◆ Provided data ◆
** Begin **

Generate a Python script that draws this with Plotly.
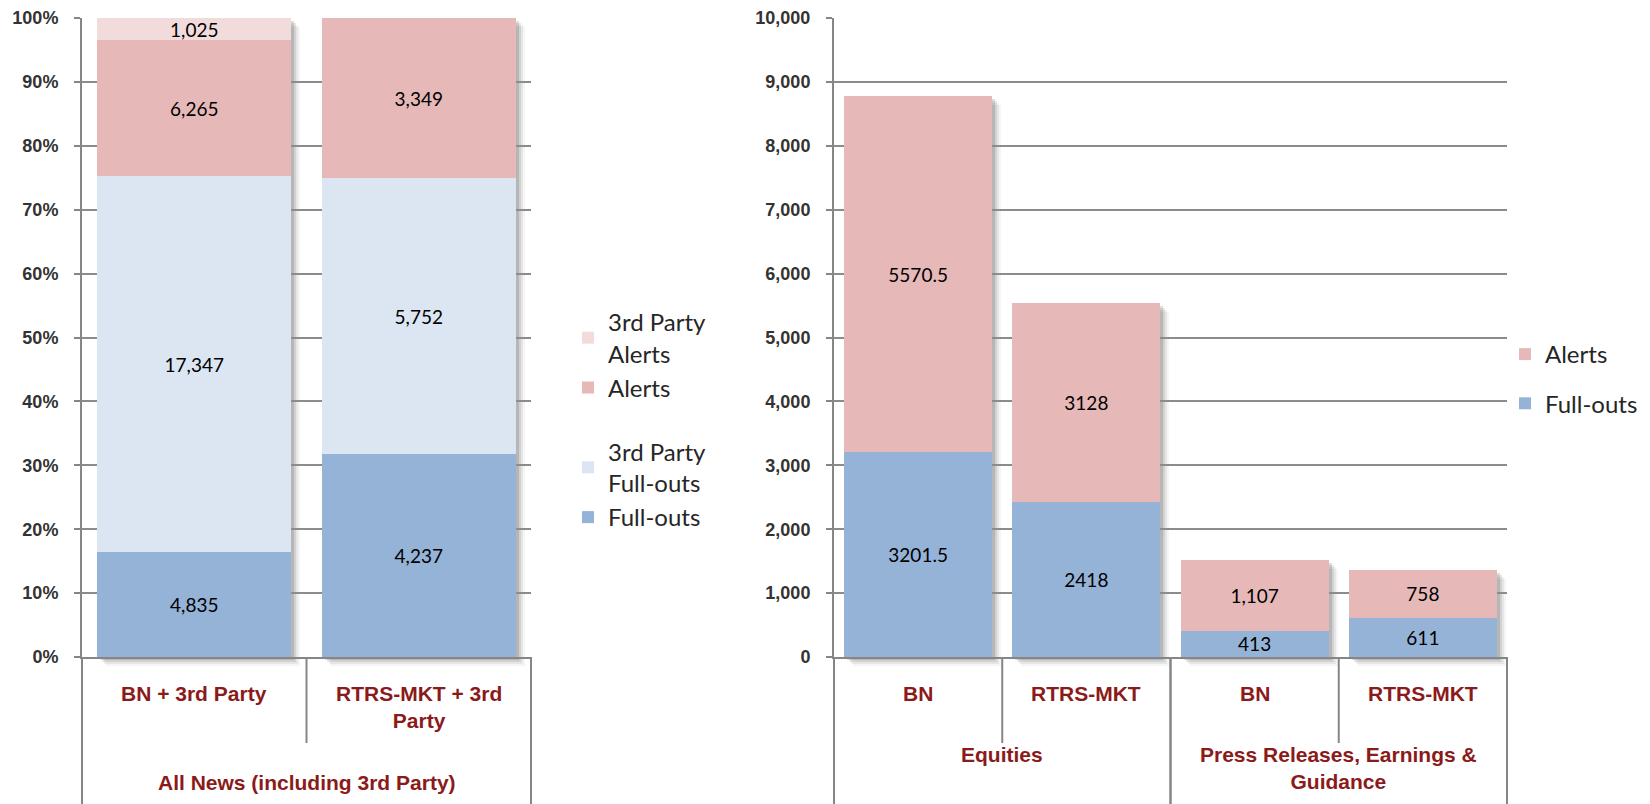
import plotly.graph_objects as go

# ---------------- data: left chart (100% stacked) ----------------
left_group = "All News (including 3rd Party)"
left_cats = ["BN + 3rd Party", "RTRS-MKT + 3rd<br>Party"]
left_full_outs = [4835, 4237]
left_3p_full_outs = [17347, 5752]
left_alerts = [6265, 3349]
left_3p_alerts = [1025, 0]
left_ticks = list(range(0, 101, 10))

# ---------------- data: right chart (stacked counts) ----------------
right_groups = ["Equities", "Equities",
                "Press Releases, Earnings &<br>Guidance", "Press Releases, Earnings &<br>Guidance"]
right_cats = ["BN", "RTRS-MKT", "BN", "RTRS-MKT"]
right_full_outs = [3201.5, 2418, 413, 611]
right_alerts = [5570.5, 3128, 1107, 758]
right_full_outs_labels = ["3201.5", "2418", "413", "611"]
right_alerts_labels = ["5570.5", "3128", "1,107", "758"]
right_ticks = list(range(0, 10001, 1000))

# ---------------- styles ----------------
C_FULL = "#95B3D7"
C_3P_FULL = "#DCE6F2"
C_ALERT = "#E6B9B8"
C_3P_ALERT = "#F2DCDB"
AXIS = "#868686"
GRID = "#8C8C8C"
CAT_COLOR = "#8B1A1A"
W, H = 1650, 804

def px_x(p):
    return p / W

def px_y(p):
    return 1 - p / H

# plot-area pixel boxes (left, right, top, bottom)
L_BOX = (82, 531, 18, 657)
R_BOX = (834, 1507, 18, 657)
LEFT_W, RIGHT_W = 0.865, 0.88
SHADOWS = [(3, 0.13), (5, 0.09), (7, 0.06), (9, 0.04)]  # (pixel offset, opacity)

label_font = dict(family="Lato", size=19, color="#000000")
tick_font = dict(family="Liberation Sans", size=18, color="#333333", weight="bold")
cat_font = dict(family="Liberation Sans", size=21, color=CAT_COLOR, weight="bold")
legend_font = dict(family="Lato", size=24, color="#262626")

fig = go.Figure()
layout_axes = {}
axis_num = [0]

def new_axes(box, dx, dy, xrange_, yrange_, xtype=None):
    axis_num[0] += 1
    k = axis_num[0]
    xa = "xaxis" if k == 1 else f"xaxis{k}"
    ya = "yaxis" if k == 1 else f"yaxis{k}"
    xid = "x" if k == 1 else f"x{k}"
    yid = "y" if k == 1 else f"y{k}"
    l, r, t, b = box
    layout_axes[xa] = dict(domain=[px_x(l + dx), px_x(r + dx)], anchor=yid, range=xrange_,
                           visible=False, automargin=False, fixedrange=True)
    if xtype:
        layout_axes[xa]["type"] = xtype
    layout_axes[ya] = dict(domain=[px_y(b + dy), px_y(t + dy)], anchor=xid, range=yrange_,
                           visible=False, automargin=False, fixedrange=True)
    return xid, yid, xa, ya

left_totals = [a + b + c + d for a, b, c, d in
               zip(left_full_outs, left_3p_full_outs, left_alerts, left_3p_alerts)]
right_totals = [a + b for a, b in zip(right_full_outs, right_alerts)]
right_x = list(range(len(right_cats)))
L_XR = [-0.5, len(left_cats) - 0.5]
R_XR = [-0.5, len(right_cats) - 0.5]

# ---------------- soft shadows (drawn first, underneath) ----------------
for off, alpha in SHADOWS:
    xid, yid, _, _ = new_axes(L_BOX, off, off, L_XR, [0, 100], "category")
    fig.add_trace(go.Bar(x=left_cats, y=[100 for _ in left_totals], width=LEFT_W,
                         marker=dict(color=f"rgba(0,0,0,{alpha})", line=dict(width=0)),
                         xaxis=xid, yaxis=yid, showlegend=False, hoverinfo="skip"))
for off, alpha in SHADOWS:
    xid, yid, _, _ = new_axes(R_BOX, off, off, R_XR, [0, 10000])
    fig.add_trace(go.Bar(x=right_x, y=right_totals, width=RIGHT_W,
                         marker=dict(color=f"rgba(0,0,0,{alpha})", line=dict(width=0)),
                         xaxis=xid, yaxis=yid, showlegend=False, hoverinfo="skip"))

# ---------------- main axes ----------------
LXID, LYID, LXA, LYA = new_axes(L_BOX, 0, 0, L_XR, [0, 100], "category")
RXID, RYID, RXA, RYA = new_axes(R_BOX, 0, 0, R_XR, [0, 10000])

axis_line = dict(visible=True, showline=True, linecolor=AXIS, linewidth=2, zeroline=False)
for xa in (LXA, RXA):
    layout_axes[xa].update(axis_line, showticklabels=False, showgrid=False, ticks="")
for ya, ticks, fmt in ((LYA, left_ticks, "pct"), (RYA, right_ticks, "num")):
    layout_axes[ya].update(axis_line, tickvals=ticks, ticks="outside", ticklen=6,
                           tickcolor=AXIS, tickwidth=1.5, showgrid=True, gridcolor=GRID,
                           gridwidth=1.5, tickfont=tick_font, ticklabelstandoff=12)
    if fmt == "pct":
        layout_axes[ya]["ticktext"] = [f"{t}%" for t in ticks]
    else:
        layout_axes[ya]["tickformat"] = ","

# ---------------- left traces ----------------
left_series = [
    ("Full-outs", left_full_outs, C_FULL, "l_fo", 4),
    ("3rd Party<br>Full-outs", left_3p_full_outs, C_3P_FULL, "l_fo", 3),
    ("Alerts", left_alerts, C_ALERT, "l_al", 2),
    ("3rd Party<br>Alerts", left_3p_alerts, C_3P_ALERT, "l_al", 1),
]
for name, vals, color, grp, rank in left_series:
    fig.add_trace(go.Bar(
        x=left_cats,
        y=[v / t * 100 for v, t in zip(vals, left_totals)],
        text=[f"{v:,}" if v else "" for v in vals],
        textposition="inside", insidetextanchor="middle", textangle=0,
        textfont=label_font,
        marker=dict(color=color, line=dict(width=0)),
        width=LEFT_W, name=name, legend="legend", legendgroup=grp, legendrank=rank,
        xaxis=LXID, yaxis=LYID, hoverinfo="skip",
    ))

# ---------------- right traces ----------------
right_series = [
    ("Full-outs", right_full_outs, right_full_outs_labels, C_FULL, "r_fo", 2),
    ("Alerts", right_alerts, right_alerts_labels, C_ALERT, "r_al", 1),
]
for name, vals, labels, color, grp, rank in right_series:
    fig.add_trace(go.Bar(
        x=right_x, y=vals, text=labels,
        textposition="inside", insidetextanchor="middle", textangle=0,
        textfont=label_font,
        marker=dict(color=color, line=dict(width=0)),
        width=RIGHT_W, name=name, legend="legend2", legendgroup=grp, legendrank=rank,
        xaxis=RXID, yaxis=RYID, hoverinfo="skip",
    ))

# ---------------- category labels & dividers ----------------
annotations = []
shapes = []
Y_BOT = px_y(L_BOX[3])

def vline(xref, xd, y0, y1):
    shapes.append(dict(type="line", xref=xref, yref="paper", x0=xd, x1=xd,
                       y0=y0, y1=y1, line=dict(color=AXIS, width=2)))

for c in left_cats:
    annotations.append(dict(x=c, xref=LXID, y=px_y(680), yref="paper", yanchor="top",
                            text=c, showarrow=False, font=cat_font, align="center"))
annotations.append(dict(x=0.5, xref=f"{LXID} domain", y=px_y(769), yref="paper", yanchor="top",
                        text=left_group, showarrow=False, font=cat_font))
n = len(left_cats)
vline(f"{LXID} domain", 0, 0, Y_BOT)
vline(f"{LXID} domain", 1, 0, Y_BOT)
for i in range(1, n):
    vline(f"{LXID} domain", i / n, px_y(743), Y_BOT)

for i, c in enumerate(right_cats):
    annotations.append(dict(x=i, xref=RXID, y=px_y(680), yref="paper", yanchor="top",
                            text=c, showarrow=False, font=cat_font))
groups = []
for i, g in enumerate(right_groups):
    if not groups or groups[-1][0] != g:
        groups.append([g, i, i])
    else:
        groups[-1][2] = i
m = len(right_cats)
for g, a, b in groups:
    annotations.append(dict(x=(a + b) / 2, xref=RXID, y=px_y(741), yref="paper", yanchor="top",
                            text=g, showarrow=False, font=cat_font, align="center"))
    vline(f"{RXID} domain", a / m, 0, Y_BOT)
    vline(f"{RXID} domain", (b + 1) / m, 0, Y_BOT)
    for k in range(a + 1, b + 1):
        vline(f"{RXID} domain", k / m, px_y(743), Y_BOT)

fig.update_layout(
    width=W, height=H, margin=dict(l=0, r=0, t=0, b=0, autoexpand=False),
    paper_bgcolor="white", plot_bgcolor="rgba(0,0,0,0)",
    barmode="stack",
    uniformtext=dict(minsize=19, mode="show"),
    legend=dict(x=px_x(568), xanchor="left", y=px_y(300), yanchor="top",
                traceorder="grouped", tracegroupgap=30,
                font=legend_font, bgcolor="rgba(0,0,0,0)"),
    legend2=dict(x=px_x(1505), xanchor="left", y=px_y(332), yanchor="top",
                 traceorder="grouped", tracegroupgap=15,
                 font=legend_font, bgcolor="rgba(0,0,0,0)"),
    annotations=annotations,
    shapes=shapes,
    showlegend=True,
    **layout_axes,
)

fig.write_html("out.html", config={"displayModeBar": False},
               post_script="document.body.style.margin='0';document.body.style.overflow='hidden';")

** End **

◆ Work to be completed ◆
Every line from the start of the listing above through the line with "axis_num = [0]" should be repeated exactly; skip the pictures and add nothing else.

◆ Final result ◆
Generate a Python script that draws this with Plotly.
import plotly.graph_objects as go

# ---------------- data: left chart (100% stacked) ----------------
left_group = "All News (including 3rd Party)"
left_cats = ["BN + 3rd Party", "RTRS-MKT + 3rd<br>Party"]
left_full_outs = [4835, 4237]
left_3p_full_outs = [17347, 5752]
left_alerts = [6265, 3349]
left_3p_alerts = [1025, 0]
left_ticks = list(range(0, 101, 10))

# ---------------- data: right chart (stacked counts) ----------------
right_groups = ["Equities", "Equities",
                "Press Releases, Earnings &<br>Guidance", "Press Releases, Earnings &<br>Guidance"]
right_cats = ["BN", "RTRS-MKT", "BN", "RTRS-MKT"]
right_full_outs = [3201.5, 2418, 413, 611]
right_alerts = [5570.5, 3128, 1107, 758]
right_full_outs_labels = ["3201.5", "2418", "413", "611"]
right_alerts_labels = ["5570.5", "3128", "1,107", "758"]
right_ticks = list(range(0, 10001, 1000))

# ---------------- styles ----------------
C_FULL = "#95B3D7"
C_3P_FULL = "#DCE6F2"
C_ALERT = "#E6B9B8"
C_3P_ALERT = "#F2DCDB"
AXIS = "#868686"
GRID = "#8C8C8C"
CAT_COLOR = "#8B1A1A"
W, H = 1650, 804

def px_x(p):
    return p / W

def px_y(p):
    return 1 - p / H

# plot-area pixel boxes (left, right, top, bottom)
L_BOX = (82, 531, 18, 657)
R_BOX = (834, 1507, 18, 657)
LEFT_W, RIGHT_W = 0.865, 0.88
SHADOWS = [(3, 0.13), (5, 0.09), (7, 0.06), (9, 0.04)]  # (pixel offset, opacity)

label_font = dict(family="Lato", size=19, color="#000000")
tick_font = dict(family="Liberation Sans", size=18, color="#333333", weight="bold")
cat_font = dict(family="Liberation Sans", size=21, color=CAT_COLOR, weight="bold")
legend_font = dict(family="Lato", size=24, color="#262626")

fig = go.Figure()
layout_axes = {}
axis_num = [0]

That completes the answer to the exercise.